Hello,
I’m using C++ API and tried to add some parallelization using openmp threads in the learning loop. In particular I tried to run few batches (forward/backward ) in parallel and then manually collect and update gradients from each run.
I copy all the arguments for each thread and create separate Executor calling net.SimpleBind in each thread.
Time to time I’m getting bunch of NANs in one thread or another while single threaded version always works fine, so my question is:
Are the following calls thread-safe (assuming Executor and SimpleBind arguments are local per thread)?
- Symbol::SimpleBind
- Executor::Forward
- Executor::Backward
For example does the following schematic code suppose to work?
Executor *exec_per_thread[num_threads];
map<string, NDArray> args_per_thread[num_threads];
#pragma omp parallel num_threads(num_threads)
{
int thread_num = omp_get_thread_num();
// calculate "thread batch" from_index and to index
// locally prepare args_per_thread[thread_num]
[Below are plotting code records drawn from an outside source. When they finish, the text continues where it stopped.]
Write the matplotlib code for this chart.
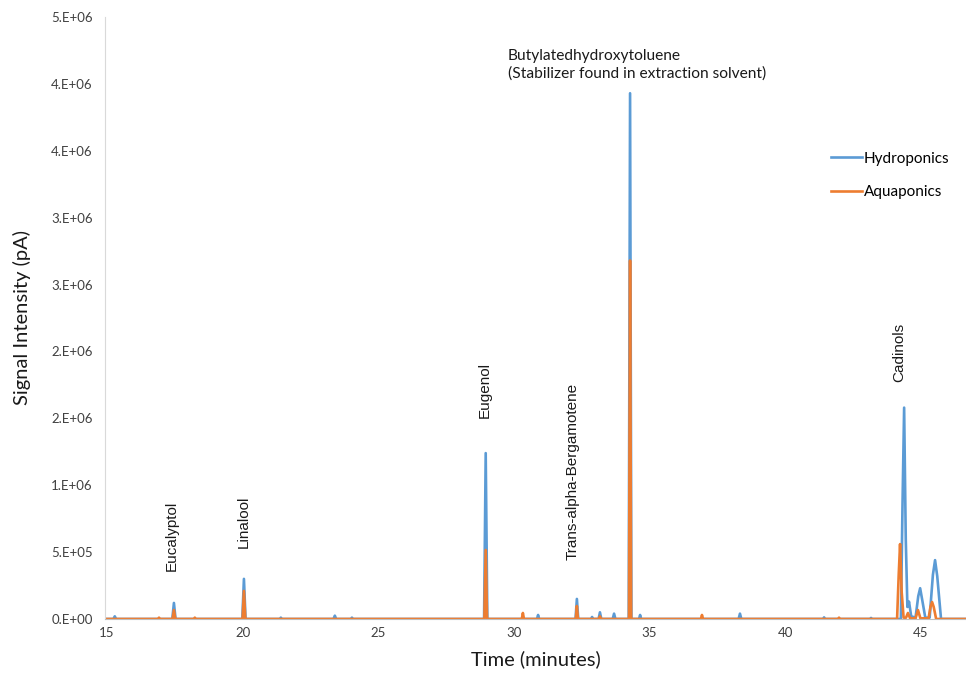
import matplotlib
matplotlib.use("Agg")
import matplotlib.pyplot as plt

# Chromatogram traces (time in minutes, signal in pA)
hydro_time = [14.93, 15.24, 15.29, 15.34, 17.41, 17.47, 17.53, 19.99, 20.05, 20.11,
              21.37, 21.41, 21.45, 23.35, 23.40, 23.45, 23.99, 24.03, 24.07,
              28.90, 28.96, 29.02, 30.85, 30.89, 30.93, 32.27, 32.32, 32.37,
              32.84, 32.88, 32.92, 33.12, 33.17, 33.22, 33.64, 33.69, 33.74,
              34.23, 34.28, 34.33, 34.61, 34.65, 34.69, 38.28, 38.33, 38.38,
              41.39, 41.43, 41.47, 43.12, 43.16, 43.20,
              44.26, 44.32, 44.38, 44.44, 44.50, 44.56, 44.64, 44.80, 44.90, 44.97,
              45.04, 45.16, 45.32, 45.44, 45.52, 45.60, 45.74, 46.66]
hydro_signal = [0, 0, 0.02e6, 0, 0, 0.12e6, 0, 0, 0.30e6, 0,
                0, 0.01e6, 0, 0, 0.025e6, 0, 0, 0.01e6, 0,
                0, 1.24e6, 0, 0, 0.03e6, 0, 0, 0.15e6, 0,
                0, 0.015e6, 0, 0, 0.05e6, 0, 0, 0.04e6, 0,
                0, 3.93e6, 0, 0, 0.03e6, 0, 0, 0.04e6, 0,
                0, 0.012e6, 0, 0, 0.008e6, 0,
                0, 0.85e6, 1.58e6, 0.60e6, 0.09e6, 0.13e6, 0.02e6, 0.01e6, 0.17e6, 0.23e6,
                0.15e6, 0.01e6, 0.01e6, 0.33e6, 0.44e6, 0.32e6, 0, 0]

aqua_time = [14.93, 16.88, 16.92, 16.96, 17.42, 17.47, 17.52, 18.20, 18.24, 18.28,
             20.00, 20.05, 20.10, 28.91, 28.96, 29.01, 30.29, 30.33, 30.37,
             32.28, 32.32, 32.36, 33.13, 33.17, 33.21, 34.24, 34.28, 34.32,
             36.89, 36.93, 36.97, 41.94, 41.98, 42.02,
             44.12, 44.18, 44.23, 44.29, 44.36, 44.45, 44.52, 44.60, 44.80, 44.89, 44.98,
             45.28, 45.35, 45.41, 45.47, 45.56, 46.66]
aqua_signal = [0, 0, 0.01e6, 0, 0, 0.067e6, 0, 0, 0.01e6, 0,
               0, 0.21e6, 0, 0, 0.516e6, 0, 0, 0.045e6, 0,
               0, 0.097e6, 0, 0, 0.02e6, 0, 0, 2.68e6, 0,
               0, 0.03e6, 0, 0, 0.01e6, 0,
               0, 0.33e6, 0.56e6, 0.20e6, 0.01e6, 0.01e6, 0.045e6, 0.005e6, 0.005e6, 0.067e6, 0.005e6,
               0.005e6, 0.09e6, 0.127e6, 0.09e6, 0, 0]

# Peak labels: name, time, signal where the text starts
peak_names = ["Eucalyptol", "Linalool", "Eugenol", "Trans-alpha-Bergamotene", "Cadinols"]
peak_label_time = [17.40, 20.05, 28.93, 32.18, 44.19]
peak_label_signal = [0.36e6, 0.53e6, 1.50e6, 0.44e6, 1.77e6]

bht_note = "Butylatedhydroxytoluene\n(Stabilizer found in extraction solvent)"
bht_time = 29.78
bht_signal = 4.145e6

y_ticks = [0, 0.5e6, 1.0e6, 1.5e6, 2.0e6, 2.5e6, 3.0e6, 3.5e6, 4.0e6, 4.5e6]
y_tick_labels = ["0.E+00", "5.E+05", "1.E+06", "2.E+06", "2.E+06",
                 "3.E+06", "3.E+06", "4.E+06", "4.E+06", "5.E+06"]
x_ticks = [15, 20, 25, 30, 35, 40, 45]

blue = "#5B9BD5"
orange = "#ED7D31"

fig = plt.figure(figsize=(9.66, 6.73), dpi=100)
ax = fig.add_axes([105 / 966, 1 - 619 / 673, 861 / 966, 602 / 673])

ax.plot(hydro_time, hydro_signal, color=blue, lw=1.9, label="Hydroponics")
ax.plot(aqua_time, aqua_signal, color=orange, lw=1.9, label="Aquaponics")

ax.set_xlim(14.93, 46.66)
ax.set_ylim(0, 4.5e6)
ax.set_xticks(x_ticks)
ax.set_xticklabels([str(t) for t in x_ticks], family="Lato", fontsize=9.5, color="#404040")
ax.set_yticks(y_ticks)
ax.set_yticklabels(y_tick_labels, family="Lato", fontsize=9.5, color="#404040")
ax.tick_params(length=0)
ax.tick_params(axis="y", pad=9)
ax.tick_params(axis="x", pad=6)

for side in ["top", "right"]:
    ax.spines[side].set_visible(False)
ax.spines["left"].set_color("#D9D9D9")
ax.spines["bottom"].set_color("#BFBFBF")

ax.set_xlabel("Time (minutes)", family="Lato", fontsize=14.5, color="#1a1a1a", labelpad=8)
ax.set_ylabel("Signal Intensity (pA)", family="Lato", fontsize=14.5, color="#1a1a1a", labelpad=14)

for name, t, s in zip(peak_names, peak_label_time, peak_label_signal):
    ax.text(t, s, name, rotation=90, ha="center", va="bottom",
            family="Liberation Sans", fontsize=11, color="#1a1a1a")

ax.text(bht_time, bht_signal, bht_note, ha="left", va="center",
        family="Lato", fontsize=11.2, color="#1a1a1a", linespacing=1.3)

ax.legend(loc="center left", bbox_to_anchor=(831 / 966, 1 - 175.5 / 673),
          bbox_transform=fig.transFigure, frameon=False, borderpad=0,
          borderaxespad=0, handlelength=2.0, handletextpad=0.15,
          labelspacing=1.3, prop={"family": "Lato", "size": 11})

fig.savefig("out.png", dpi=100)
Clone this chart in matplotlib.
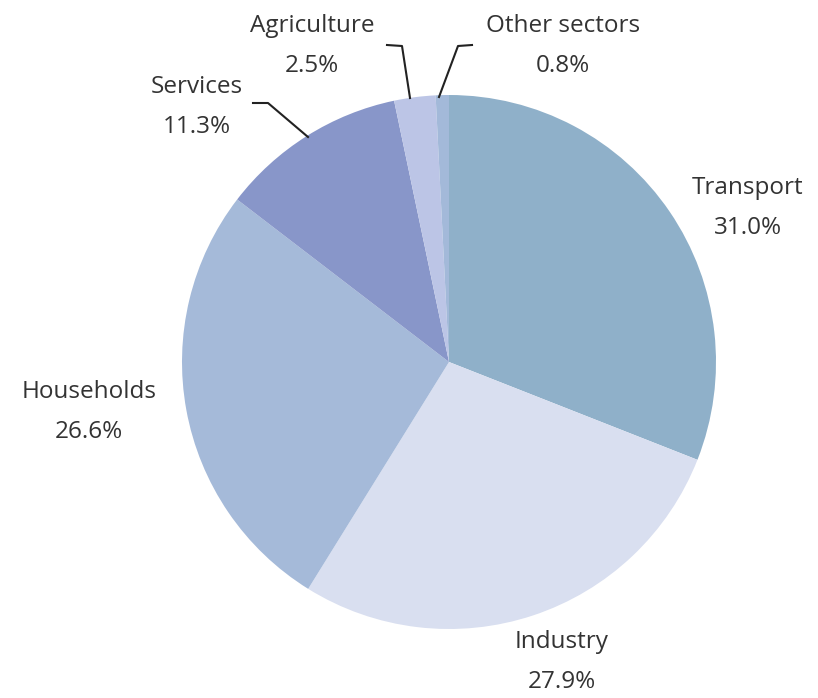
import matplotlib.pyplot as plt

# energy consumption shares by sector
sectors = ['Transport', 'Industry', 'Households', 'Services', 'Agriculture', 'Other sectors']
shares = [31.0, 27.9, 26.6, 11.3, 2.5, 0.8]
colors = ['#8FB0C9', '#D9DFF0', '#A5BAD9', '#8896C9', '#BCC5E6', '#A3B9D9']

W, H = 818, 698

fig = plt.figure(figsize=(W / 100, H / 100), dpi=100)
ax = fig.add_axes([0, 0, 1, 1])

cx, cy, r = 449, 362, 267
ax.pie(shares, colors=colors, startangle=90, counterclock=False,
       center=(cx, H - cy), radius=r, frame=True,
       wedgeprops=dict(linewidth=0))
ax.set_xlim(0, W)
ax.set_ylim(0, H)
ax.set_aspect('equal')
ax.axis('off')

# label positions in pixel coords (top line centre)
label_pos = {
    'Transport': (748, 188),
    'Industry': (562, 642),
    'Households': (89, 392),
    'Services': (197, 87),
    'Agriculture': (312, 26),
    'Other sectors': (563, 26),
}
for name, val in zip(sectors, shares):
    x, y = label_pos[name]
    ax.text(x, H - y, name, ha='center', va='center', fontsize=17.5,
            family='Open Sans', color='#333333')
    ax.text(x, H - y - 40, f'{val:.1f}%', ha='center', va='center', fontsize=17.5,
            family='Open Sans', color='#333333')

# leader lines
leaders = [
    [(253, 103), (268, 103), (308, 137)],
    [(387, 45), (402, 46), (410, 98)],
    [(472, 45), (458, 46), (439, 97)],
]
for pts in leaders:
    xs = [p[0] for p in pts]
    ys = [H - p[1] for p in pts]
    ax.plot(xs, ys, color='#222222', lw=1.5)

fig.savefig('out.png', dpi=100, facecolor='white')
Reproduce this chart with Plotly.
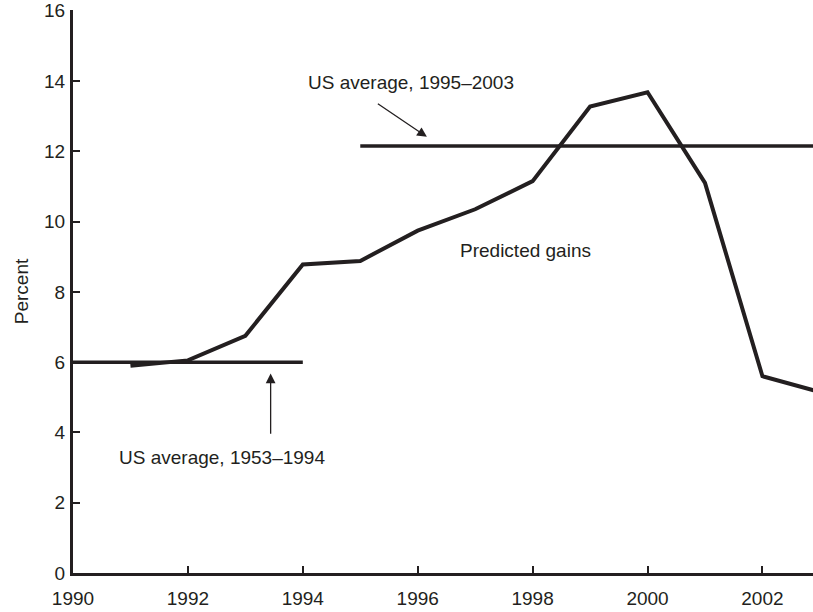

args_per_thread[thread_num]["data"] = X_train.Slice(from_index,to_index).Copy(ctx);
// other arguments
exec_per_thread[thread_num] = net.SimpleBind( ctx, args_per_thread[thread_num];
exec_per_thread[thread_num]->Forward(true);
exec_per_thread[thread_num]->Backward()
}
Also, for this test I’m using MXNET_ENGINE_TYPE=NaiveEngine to make sure that mxnet internal multi-threading doesn’t correlate with mine.
Thanks,
Eugene